Carlos Rocha - Ciberdúvidas da Língua Portuguesa
Carlos Rocha
Carlos Rocha
1M

Licenciado em Estudos Portugueses pela Faculdade de Ciências Sociais e Humanas da Universidade Nova de Lisboa, mestre em Linguística pela mesma faculdade e doutor em Linguística, na especialidade de Linguística Histórica, pela Faculdade de Letras da Universidade de Lisboa. Professor do ensino secundário, coordenador executivo do Ciberdúvidas da Língua Portuguesa, destacado para o efeito pelo Ministério da Educação português.

 
Textos publicados pelo autor

Pergunta:

Qual é a etimologia das palavras: esparrar, esparramar, espalhar e esparralhar?

Elas possuem a mesma origem, ou é uma coincidência que possuam significados próximos?

Obrigada.

Resposta:

Há de facto relação morfológica e etimológica entre os diferentes verbos mencionados na pergunta.

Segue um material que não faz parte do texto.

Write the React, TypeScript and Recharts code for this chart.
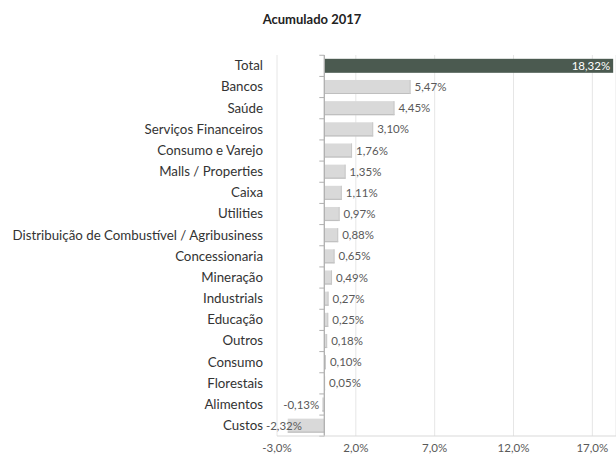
import React from "react";
import { BarChart, Bar, XAxis, YAxis, CartesianGrid, ReferenceLine, Cell, LabelList } from "recharts";

const categories = [
  "Total",
  "Bancos",
  "Saúde",
  "Serviços Financeiros",
  "Consumo e Varejo",
  "Malls / Properties",
  "Caixa",
  "Utilities",
  "Distribuição de Combustível / Agribusiness",
  "Concessionaria",
  "Mineração",
  "Industrials",
  "Educação",
  "Outros",
  "Consumo",
  "Florestais",
  "Alimentos",
  "Custos",
];
const values = [18.32, 5.47, 4.45, 3.1, 1.76, 1.35, 1.11, 0.97, 0.88, 0.65, 0.49, 0.27, 0.25, 0.18, 0.1, 0.05, -0.13, -2.32];
const xTicks = [-3, 2, 7, 12, 17];

const data = categories.map((name, i) => ({ name, value: values[i] }));

const FONT = "Lato, 'Open Sans', sans-serif";
const BAND = 21.1;

function fmt(v: number, digits: number) {
  return v.toFixed(digits).replace(".", ",") + "%";
}

function BarShape(props: any) {
  const { x, y, width, height, payload, index } = props;
  const left = Math.min(x, x + width);
  const w = Math.abs(width);
  const zeroX = payload.value >= 0 ? left : left + w;
  const isTotal = payload.name === "Total";
  const top = y + height / 2 - BAND / 2;
  const bottom = y + height / 2 + BAND / 2;
  return (
    <g>
      <rect x={left} y={y} width={w} height={height} fill={isTotal ? "#4b5a50" : "#d9d9d9"} />
      {!isTotal && <line x1={left} x2={left + w} y1={y + height - 0.5} y2={y + height - 0.5} stroke="#bfbfbf" strokeWidth={1.2} />}
      {!isTotal && payload.value > 0 && <line x1={left + w - 0.5} x2={left + w - 0.5} y1={y} y2={y + height} stroke="#c8c8c8" strokeWidth={1} />}
      <line x1={zeroX} x2={zeroX} y1={top} y2={bottom} stroke="#b0b0b0" strokeWidth={1} />
      <line x1={zeroX - 5} x2={zeroX} y1={top} y2={top} stroke="#b0b0b0" strokeWidth={1} />
      {index === categories.length - 1 && <line x1={zeroX - 5} x2={zeroX} y1={bottom} y2={bottom} stroke="#b0b0b0" strokeWidth={1} />}
    </g>
  );
}

function ValueLabel(props: any) {
  const { x, y, width, height, value, index } = props;
  const left = Math.min(x, x + width);
  const right = Math.max(x, x + width);
  const cy = y + height / 2;
  const text = fmt(Number(value), 2);
  if (index === 0) {
    return (
      <text x={right - 3} y={cy} dy="0.35em" textAnchor="end" fill="#ffffff" fontSize={11.5} fontFamily={FONT}>
        {text}
      </text>
    );
  }
  if (value < 0) {
    const end = Math.max(left - 3, 302);
    return (
      <text x={end} y={cy} dy="0.35em" textAnchor="end" fill="#595959" fontSize={11.5} fontFamily={FONT}>
        {text}
      </text>
    );
  }
  return (
    <text x={right + 4} y={cy} dy="0.35em" textAnchor="start" fill="#595959" fontSize={11.5} fontFamily={FONT}>
      {text}
    </text>
  );
}

function CategoryTick(props: any) {
  const { x, y, payload } = props;
  return (
    <text x={x} y={y} dy="0.35em" textAnchor="end" fill="#333333" fontSize={13.3} fontFamily={FONT}>
      {payload.value}
    </text>
  );
}

export default function App() {
  return (
    <div style={{ position: "absolute", left: 0, top: 0, width: 616, height: 459, background: "#fff" }}>
      <div
        style={{
          position: "absolute",
          left: 0,
          width: 624,
          top: 11,
          textAlign: "center",
          fontFamily: FONT,
          fontWeight: 700,
          fontSize: 13,
          color: "#222",
        }}
      >
        Acumulado 2017
      </div>
      <BarChart
        width={616}
        height={459}
        data={data}
        layout="vertical"
        margin={{ top: 55, right: 0, bottom: 3, left: 0 }}
        barCategoryGap="18%"
      >
        <CartesianGrid horizontal={false} vertical stroke="#e6e6e6" />
        <XAxis
          type="number"
          domain={[-3, 18.5]}
          ticks={xTicks}
          tickFormatter={(v) => fmt(Number(v), 1)}
          tickLine={false}
          tickSize={0}
          tickMargin={8}
          height={20}
          axisLine={{ stroke: "#d9d9d9" }}
          tick={{ fontSize: 11.5, fill: "#595959", fontFamily: FONT }}
          allowDataOverflow
        />
        <YAxis
          type="category"
          dataKey="name"
          width={277}
          tickLine={false}
          axisLine={false}
          tickSize={0}
          tickMargin={14}
          interval={0}
          tick={<CategoryTick />}
        />
        <ReferenceLine x={0} stroke="#b0b0b0" />
        <Bar dataKey="value" isAnimationActive={false} shape={<BarShape />}>
          {data.map((d, i) => (
            <Cell key={i} fill={i === 0 ? "#4b5a50" : "#d9d9d9"} />
          ))}
          <LabelList dataKey="value" content={<ValueLabel />} />
        </Bar>
      </BarChart>
    </div>
  );
}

Com efeito, embora não haja certeza, não é impossível que se devam a uma tradição que tornou a sequência espa(rr)- um elemento expressivo.

Assim:

Esparrar parece derivar de parra e ter adquirido o significado de «espalhar», tal como as parras, nos países onde elas existem, se alargam e crescem, permitindo serem aproveitadas para criar sombra.

Esparramar parece ser uma amálgama de espalhar e derramar.

Espalhar virá de palha, em alusão à palha que se dispersava no chão para fazer a cama dos animais.

Esparralhar será o resultado de esparrar e espalhar.

Todos estes verbos serão criações aparecidas depois do latim, já em contexto dialectal galego-português.

Fontes consultadas: Dicionário Houaissdicionário da Academia das Ciências de Lisboa e Cândido de Figueiredo, Novo Dicionário da Língua Portuguesa.

Pergunta:

Ouve-se com frequência a frase «o Roque e a amiga» quando se fala de duas pessoas que andam sempre juntas.

Já me disseram que vem do relacionamento de duas personagens de uma novela brasileira. É possível saber a origem da expressão?

Obrigada.

Resposta:

Vem do título de uma rubrica de um programa muito popular em Portugal, Pão com Manteiga, no final da década de 70 do século passado (cf. também Doutro Tempo).

A expressão encontra registo no Dicionário de Expressões Correntes (Notícias Editorial, 2000), de Orlando Neves, que a define assim:

«Roque e a amiga – Duas pessoas que andam sempre juntas e em desacordo permanente.»

Pergunta:

Vi recentemente grafada a palavra esmoronar.

Ausente do Dicionário Houaiss, pergunto: estará a palavra dicionarizada em outro léxico? Qual o seu significado? Será um simples sinónimo de "desmoronar"?...

Agradeço antecipadamente a vossa preciosa ajuda!

Resposta:

Encontra-se de esmoronar como variante de desmoronar no Novo Dicionário da Língua Portuguesa (1.ª edição, 1899), de Cândido de Figueiredo (este dicionário também pode ser consultado numa versão em linha). 

O verbo ocorre em alguns escritores portugueses e brasileiros:

(1) «Casualmente adreguei de passar pela saibreira esmoronada [...]» (Fialho de Almeida, Os Gatos, in Corpus do Português)

(2) «[...] como se ali se esmoronasse de repente todo o sonhado castelo de suas aventuras conjugais» (Bernardo Guimarães, A Escrava Isaura, ibidem)

Pergunta:

Olá! Encontrei numa tradução antiga de Odorico Mendes da Odisseia de Homero a expressão "oucos manes".

Pesquisando, encontrei essa mesma expressão usada por Leonor d'Almeida Portugal [Marquesa de Alorna]:

«As terríficas sombras, oucos manes/ Ante ela lugar dão a seus furores.»

Mas "oucos" não existe em nenhum dicionário que consultei.

Há uma nota relacionada a esse verso, em que o editor diz acreditar que seja "ocos manes", pois também não encontrou a palavra "oucos".

"Oucos" poderia ser a grafia de "ocos" dos séculos XVIII ou XIX?

Obrigado!

Resposta:

Será variante ou mesmo erro por oco.

O original grego é nekúôn amemêna kárena, que na tradução da Odisseia por Frederico Lourenço corresponde a «às cabeças destituídas de força dos mortos» (p. 312, v. 521).

É, portanto, legítimo inferir que "oucos" esteja por "ocos", no sentido de «vazios».

Não se tratará de forma correta no século XVIII ou no século XIX, porque o conhecido dicionário de Morais (1789) consigna oco, e não "ouco", com o significado «vão, vazado, não sólido».